Defense systems can detect stealth submarines using two methods: sonar, which bounces sound waves off a craft, and radar, which can identify subtle disturbances on or below the ocean’s surface that can indicate a sub at depth. Now scientists are developing acoustic and fluid cloaking methods that could defeat both tactics.
The acoustic cloak would use metamaterials—engineered composites designed to display certain natural properties, such as magnetism or refraction—to bend sound waves around the craft, making it undetectable to sonar. A fluid cloak would alter the flow of water over a craft, concealing any wake or turbulence and eliminating the threat from radar. Both kinds of material could, in theory, be fashioned into a sheath that would slip over an existing attack submarine. The Office of Naval Research declined to comment on any new cloaking programs, but it is clearly aware that other militaries may be working on them—the Navy began a Metamaterial Countermeasure and Defeat Program in 2009.
A material that combines acoustic and fluid cloaking systems is possible, says Yaroslav Urzhumov, an assistant research professor at the Center for Metamaterials at Duke University, but won’t happen for a while. If and when it does, Urzhumov speculates that the final product would appear as a housing of fine, water-permeable mesh.

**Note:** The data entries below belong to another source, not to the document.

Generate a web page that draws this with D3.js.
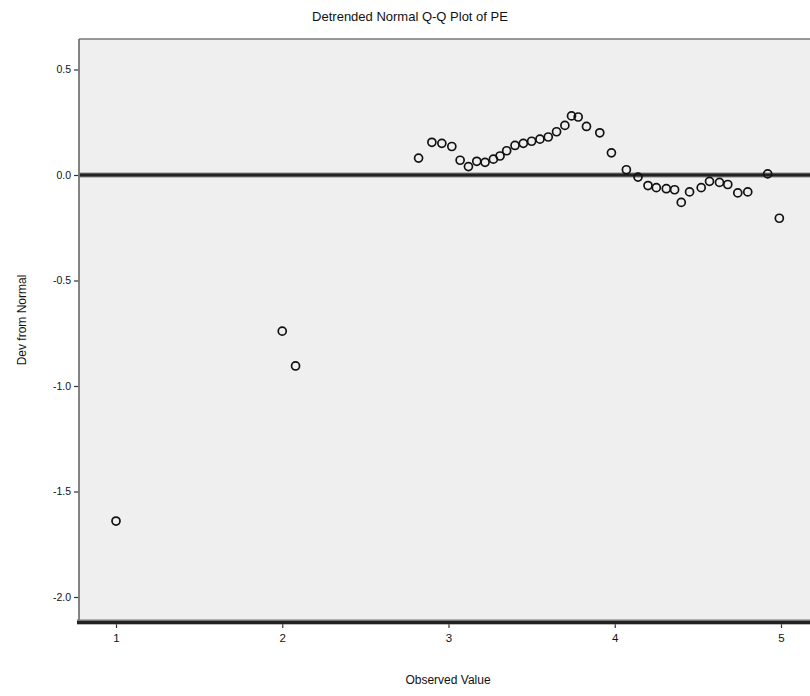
<!DOCTYPE html>
<html>
<head>
<meta charset="utf-8">
<script src="https://cdn.jsdelivr.net/npm/d3@7"></script>
<style>
  html, body { margin: 0; padding: 0; background: #ffffff; }
  svg { display: block; }
  text { font-family: "Liberation Sans", Arial, sans-serif; fill: #111; }
</style>
</head>
<body>
<svg id="chart" width="810" height="696"></svg>
<script>
// ---- data ----
const observedValue = [1.00, 2.00, 2.08, 2.82, 2.90, 2.96, 3.02, 3.07, 3.12, 3.17, 3.22, 3.27, 3.31, 3.35, 3.40, 3.45, 3.50, 3.55, 3.60, 3.65, 3.70, 3.74, 3.78, 3.83, 3.91, 3.98, 4.07, 4.14, 4.20, 4.25, 4.31, 4.36, 4.40, 4.45, 4.52, 4.57, 4.63, 4.68, 4.74, 4.80, 4.92, 4.99];
const devFromNormal = [-1.64, -0.74, -0.905, 0.08, 0.155, 0.15, 0.135, 0.07, 0.04, 0.065, 0.06, 0.075, 0.09, 0.115, 0.14, 0.15, 0.16, 0.17, 0.18, 0.205, 0.235, 0.28, 0.275, 0.23, 0.20, 0.105, 0.025, -0.01, -0.05, -0.06, -0.065, -0.07, -0.13, -0.08, -0.06, -0.03, -0.035, -0.045, -0.085, -0.08, 0.005, -0.205];
const xTicks = [1, 2, 3, 4, 5];
const xTickLabels = ["1", "2", "3", "4", "5"];
const yTicks = [0.5, 0.0, -0.5, -1.0, -1.5, -2.0];
const yTickLabels = ["0.5", "0.0", "-0.5", "-1.0", "-1.5", "-2.0"];
const chartTitle = "Detrended Normal Q-Q Plot of PE";
const xTitle = "Observed Value";
const yTitle = "Dev from Normal";

// ---- layout ----
const svg = d3.select("#chart");
const plot = { left: 79, top: 39, right: 812, bottom: 622 };

const x = d3.scaleLinear().domain([1, 5]).range([116, 781]);
const y = d3.scaleLinear().domain([0, -2]).range([175, 597]);

// plot background
svg.append("rect")
  .attr("x", plot.left).attr("y", plot.top)
  .attr("width", plot.right - plot.left).attr("height", plot.bottom - plot.top)
  .attr("fill", "#efefef");

// top border
svg.append("line")
  .attr("x1", plot.left).attr("x2", plot.right)
  .attr("y1", plot.top).attr("y2", plot.top)
  .attr("stroke", "#777").attr("stroke-width", 1.5);

// zero reference line
svg.append("line")
  .attr("x1", plot.left).attr("x2", plot.right)
  .attr("y1", y(0)).attr("y2", y(0))
  .attr("stroke", "#888").attr("stroke-width", 5);
svg.append("line")
  .attr("x1", plot.left).attr("x2", plot.right)
  .attr("y1", y(0)).attr("y2", y(0))
  .attr("stroke", "#222").attr("stroke-width", 3);

// y axis
const yAxis = d3.axisLeft(y)
  .tickValues(yTicks)
  .tickFormat((d, i) => yTickLabels[i])
  .tickSizeOuter(0)
  .tickSize(5)
  .tickPadding(3);
const gy = svg.append("g")
  .attr("transform", `translate(${plot.left},0)`)
  .call(yAxis);
gy.select(".domain").remove();
gy.selectAll(".tick line").attr("stroke", "#333").attr("stroke-width", 1.2);
gy.selectAll(".tick text").attr("font-size", 10.5).attr("fill", "#222")
  .style("font-family", "'Liberation Sans Narrow', 'Liberation Sans', Arial, sans-serif");
svg.append("line")
  .attr("x1", plot.left).attr("x2", plot.left)
  .attr("y1", plot.top).attr("y2", plot.bottom)
  .attr("stroke", "#777").attr("stroke-width", 1.8);

// x axis
const xAxis = d3.axisBottom(x)
  .tickValues(xTicks)
  .tickFormat((d, i) => xTickLabels[i])
  .tickSizeOuter(0)
  .tickSize(6)
  .tickPadding(6);
const gx = svg.append("g")
  .attr("transform", `translate(0,${plot.bottom})`)
  .call(xAxis);
gx.select(".domain").remove();
gx.selectAll(".tick line").attr("stroke", "#333").attr("stroke-width", 1.2);
gx.selectAll(".tick text").attr("font-size", 11.5).attr("fill", "#222");
svg.append("line")
  .attr("x1", plot.left - 2).attr("x2", plot.right)
  .attr("y1", plot.bottom).attr("y2", plot.bottom)
  .attr("stroke", "#777").attr("stroke-width", 5);
svg.append("line")
  .attr("x1", plot.left - 2).attr("x2", plot.right)
  .attr("y1", plot.bottom + 0.5).attr("y2", plot.bottom + 0.5)
  .attr("stroke", "#222").attr("stroke-width", 3);

// points
const pts = observedValue.map((v, i) => ({ x: v, y: devFromNormal[i] }));
svg.append("g").selectAll("circle")
  .data(pts)
  .join("circle")
  .attr("cx", d => x(d.x))
  .attr("cy", d => y(d.y))
  .attr("r", 4)
  .attr("fill", "none")
  .attr("stroke", "#111")
  .attr("stroke-width", 1.7);

// titles
svg.append("text")
  .attr("x", 410).attr("y", 21)
  .attr("text-anchor", "middle")
  .attr("font-size", 13)
  .text(chartTitle);

svg.append("text")
  .attr("x", 448).attr("y", 684)
  .attr("text-anchor", "middle")
  .attr("font-size", 12)
  .text(xTitle);

svg.append("text")
  .attr("transform", `translate(26,320) rotate(-90)`)
  .attr("text-anchor", "middle")
  .attr("font-size", 12)
  .text(yTitle);
</script>
</body>
</html>
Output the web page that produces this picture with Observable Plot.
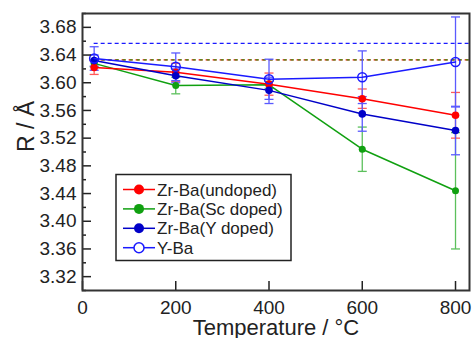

A fluid cloak would consist of hundreds of small water jets, similar to those found on Jet Skis, housed within a mesh sheath. The jets would accelerate water as it entered the sheath [red and orange] and slow it as it left [green and blue]. With no net change in speed, the water would close around the sub seamlessly, generating no disturbance.
SUBTLE GIVEAWAYS
A sub traveling at depth can still broadcast its location. The bulges on the ocean surface made by an object moving underwater, called the Bernoulli hump [red, in the image above], may be detectable from a craft as deep as 1,000 feet. Like any vessel, subs leave a V-shaped trail [green], known as a Kelvin wake, which can also be detected on the surface. Fluid cloaking would eliminate both the Bernoulli hump and Kelvin wake. BETTER SOUNDPROOFING
Scientists can engineer metamaterials that bend sound waves around an object by combining materials of different densities. Waves speed up when they hit the cloak and slow on departure, creating no net distortion. So far, scientists have cloaked simple shapes such as cones and cylinders. But, Urzhumov says, more complex shapes could be cloaked as well.